Tally the lines in the following entries that include the word "with"; state only the total.

(Dataset items)
________________________________________

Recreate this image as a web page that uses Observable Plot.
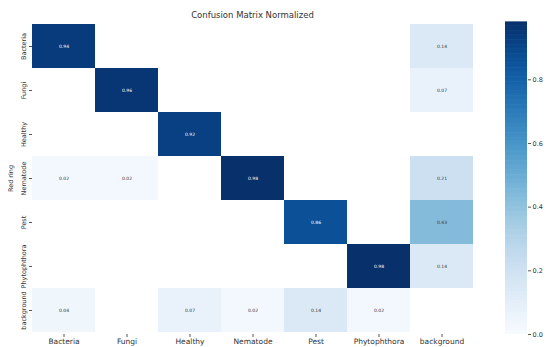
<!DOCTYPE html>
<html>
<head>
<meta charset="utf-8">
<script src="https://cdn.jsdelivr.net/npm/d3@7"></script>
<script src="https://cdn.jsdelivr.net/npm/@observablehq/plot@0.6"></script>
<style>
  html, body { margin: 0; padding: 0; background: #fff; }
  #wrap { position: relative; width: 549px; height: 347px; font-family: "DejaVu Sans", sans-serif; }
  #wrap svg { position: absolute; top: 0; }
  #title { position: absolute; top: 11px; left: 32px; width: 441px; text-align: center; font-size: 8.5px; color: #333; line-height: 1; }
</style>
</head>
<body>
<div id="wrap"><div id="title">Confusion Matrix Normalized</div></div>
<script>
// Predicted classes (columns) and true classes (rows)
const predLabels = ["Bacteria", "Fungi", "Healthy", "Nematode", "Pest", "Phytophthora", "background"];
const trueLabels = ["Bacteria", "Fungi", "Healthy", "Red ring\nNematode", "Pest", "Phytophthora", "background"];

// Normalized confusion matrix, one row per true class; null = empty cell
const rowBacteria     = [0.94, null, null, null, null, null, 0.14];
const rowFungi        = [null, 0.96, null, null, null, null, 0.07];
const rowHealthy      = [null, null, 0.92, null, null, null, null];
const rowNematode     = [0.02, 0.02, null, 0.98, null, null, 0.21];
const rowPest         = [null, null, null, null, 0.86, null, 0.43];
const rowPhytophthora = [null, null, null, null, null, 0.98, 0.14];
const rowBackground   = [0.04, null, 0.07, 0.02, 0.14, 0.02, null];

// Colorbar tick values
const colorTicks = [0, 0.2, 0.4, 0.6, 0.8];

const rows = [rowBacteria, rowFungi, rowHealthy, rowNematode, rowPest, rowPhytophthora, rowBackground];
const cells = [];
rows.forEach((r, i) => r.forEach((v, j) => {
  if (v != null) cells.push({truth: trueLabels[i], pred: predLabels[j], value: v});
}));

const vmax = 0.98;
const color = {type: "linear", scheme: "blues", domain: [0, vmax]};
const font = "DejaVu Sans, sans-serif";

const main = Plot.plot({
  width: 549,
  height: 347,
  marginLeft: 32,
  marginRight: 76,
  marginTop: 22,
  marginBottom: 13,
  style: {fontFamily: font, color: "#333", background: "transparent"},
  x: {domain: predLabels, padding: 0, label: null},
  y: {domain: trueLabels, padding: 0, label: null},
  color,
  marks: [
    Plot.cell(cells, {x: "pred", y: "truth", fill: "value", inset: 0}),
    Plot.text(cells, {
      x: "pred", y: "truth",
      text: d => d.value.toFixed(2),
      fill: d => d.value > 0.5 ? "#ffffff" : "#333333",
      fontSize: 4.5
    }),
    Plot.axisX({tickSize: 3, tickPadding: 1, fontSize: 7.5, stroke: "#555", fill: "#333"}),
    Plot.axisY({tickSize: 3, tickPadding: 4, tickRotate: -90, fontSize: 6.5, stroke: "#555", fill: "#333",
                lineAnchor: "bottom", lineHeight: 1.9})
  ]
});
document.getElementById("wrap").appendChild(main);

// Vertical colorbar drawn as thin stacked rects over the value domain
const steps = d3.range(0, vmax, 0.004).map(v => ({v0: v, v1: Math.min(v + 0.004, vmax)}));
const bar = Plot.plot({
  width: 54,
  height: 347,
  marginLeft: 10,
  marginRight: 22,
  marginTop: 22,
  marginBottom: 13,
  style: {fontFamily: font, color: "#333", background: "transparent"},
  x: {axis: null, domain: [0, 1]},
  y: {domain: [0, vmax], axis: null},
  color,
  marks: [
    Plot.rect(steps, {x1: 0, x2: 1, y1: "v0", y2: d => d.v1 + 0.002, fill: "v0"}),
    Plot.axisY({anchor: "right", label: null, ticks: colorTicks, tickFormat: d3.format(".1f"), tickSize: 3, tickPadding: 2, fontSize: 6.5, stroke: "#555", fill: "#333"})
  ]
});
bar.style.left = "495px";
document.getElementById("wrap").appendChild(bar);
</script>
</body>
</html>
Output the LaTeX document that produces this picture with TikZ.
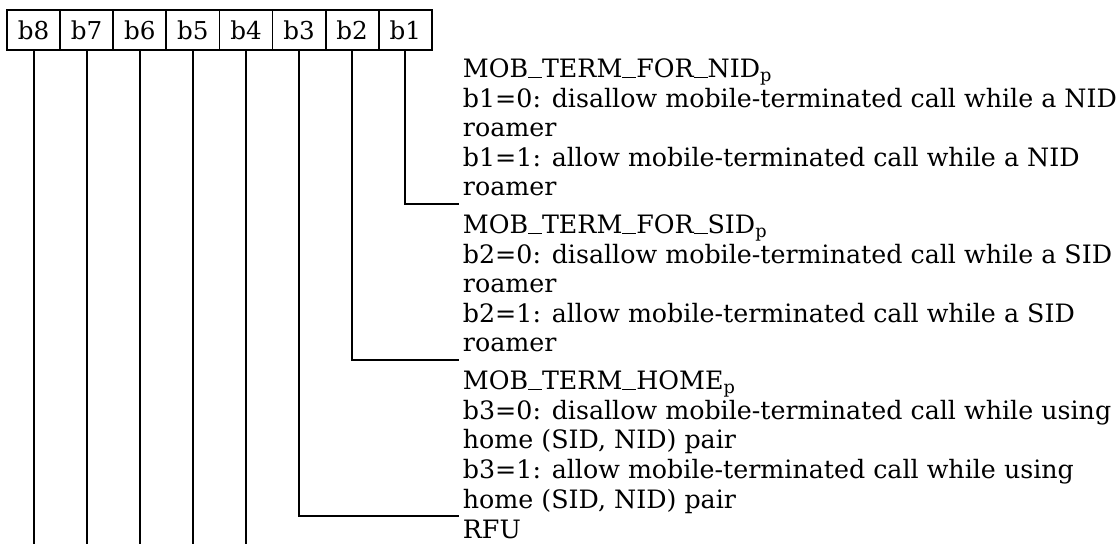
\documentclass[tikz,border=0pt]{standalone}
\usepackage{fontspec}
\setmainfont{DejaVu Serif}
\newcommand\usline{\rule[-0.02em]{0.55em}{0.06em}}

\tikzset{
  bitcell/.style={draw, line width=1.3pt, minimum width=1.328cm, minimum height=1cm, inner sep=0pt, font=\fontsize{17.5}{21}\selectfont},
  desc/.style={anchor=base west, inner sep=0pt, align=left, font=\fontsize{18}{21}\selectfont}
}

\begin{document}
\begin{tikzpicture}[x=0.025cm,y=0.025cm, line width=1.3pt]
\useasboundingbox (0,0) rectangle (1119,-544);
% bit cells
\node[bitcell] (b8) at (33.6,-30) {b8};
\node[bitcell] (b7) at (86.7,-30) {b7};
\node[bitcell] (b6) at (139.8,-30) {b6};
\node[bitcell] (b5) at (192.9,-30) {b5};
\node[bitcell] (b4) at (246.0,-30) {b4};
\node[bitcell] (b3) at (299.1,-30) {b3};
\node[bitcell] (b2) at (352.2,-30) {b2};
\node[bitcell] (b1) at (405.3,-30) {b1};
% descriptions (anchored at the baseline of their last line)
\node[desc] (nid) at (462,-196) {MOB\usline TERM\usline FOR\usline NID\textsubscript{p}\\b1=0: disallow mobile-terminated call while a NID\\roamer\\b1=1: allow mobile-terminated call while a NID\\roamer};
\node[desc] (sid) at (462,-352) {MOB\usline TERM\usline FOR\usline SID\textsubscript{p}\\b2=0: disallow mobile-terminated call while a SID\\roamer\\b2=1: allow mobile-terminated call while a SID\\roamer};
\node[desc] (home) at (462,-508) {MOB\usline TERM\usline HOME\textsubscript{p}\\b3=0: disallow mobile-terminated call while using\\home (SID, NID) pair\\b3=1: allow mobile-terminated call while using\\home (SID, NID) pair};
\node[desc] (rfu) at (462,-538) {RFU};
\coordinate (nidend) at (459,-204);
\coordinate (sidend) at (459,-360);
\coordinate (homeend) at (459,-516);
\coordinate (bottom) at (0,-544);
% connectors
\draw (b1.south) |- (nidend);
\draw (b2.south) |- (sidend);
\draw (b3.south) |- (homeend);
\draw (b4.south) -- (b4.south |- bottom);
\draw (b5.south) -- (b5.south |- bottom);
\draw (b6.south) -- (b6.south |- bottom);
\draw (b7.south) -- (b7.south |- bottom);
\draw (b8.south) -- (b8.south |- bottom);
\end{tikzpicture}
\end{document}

________________________________________

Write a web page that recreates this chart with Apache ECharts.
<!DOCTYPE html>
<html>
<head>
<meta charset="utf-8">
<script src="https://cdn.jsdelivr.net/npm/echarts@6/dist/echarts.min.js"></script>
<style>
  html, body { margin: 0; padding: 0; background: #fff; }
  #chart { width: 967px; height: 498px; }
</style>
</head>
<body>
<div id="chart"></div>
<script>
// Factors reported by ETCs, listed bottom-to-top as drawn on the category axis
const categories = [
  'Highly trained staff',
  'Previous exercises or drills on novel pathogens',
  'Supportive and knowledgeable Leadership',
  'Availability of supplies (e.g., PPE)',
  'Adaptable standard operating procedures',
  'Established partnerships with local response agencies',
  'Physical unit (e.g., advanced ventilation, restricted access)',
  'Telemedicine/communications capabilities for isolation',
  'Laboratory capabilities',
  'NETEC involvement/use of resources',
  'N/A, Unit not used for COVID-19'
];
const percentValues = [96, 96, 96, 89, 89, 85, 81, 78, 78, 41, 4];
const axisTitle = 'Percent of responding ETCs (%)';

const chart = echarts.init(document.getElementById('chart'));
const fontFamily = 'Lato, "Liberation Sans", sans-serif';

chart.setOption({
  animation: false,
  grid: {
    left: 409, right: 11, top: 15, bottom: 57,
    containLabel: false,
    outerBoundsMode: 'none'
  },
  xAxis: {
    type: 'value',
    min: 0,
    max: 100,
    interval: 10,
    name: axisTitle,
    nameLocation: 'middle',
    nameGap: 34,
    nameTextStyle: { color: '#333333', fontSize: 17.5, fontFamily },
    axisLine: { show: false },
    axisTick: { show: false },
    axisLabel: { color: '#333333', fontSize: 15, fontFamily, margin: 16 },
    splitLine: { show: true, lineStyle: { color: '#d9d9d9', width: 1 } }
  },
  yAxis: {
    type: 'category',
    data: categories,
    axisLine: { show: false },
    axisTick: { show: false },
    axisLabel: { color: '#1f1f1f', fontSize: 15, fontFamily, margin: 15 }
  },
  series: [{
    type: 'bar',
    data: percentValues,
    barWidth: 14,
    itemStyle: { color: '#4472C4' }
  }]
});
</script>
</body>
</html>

________________________________________

◆ CORRECT ANSWER ◆
3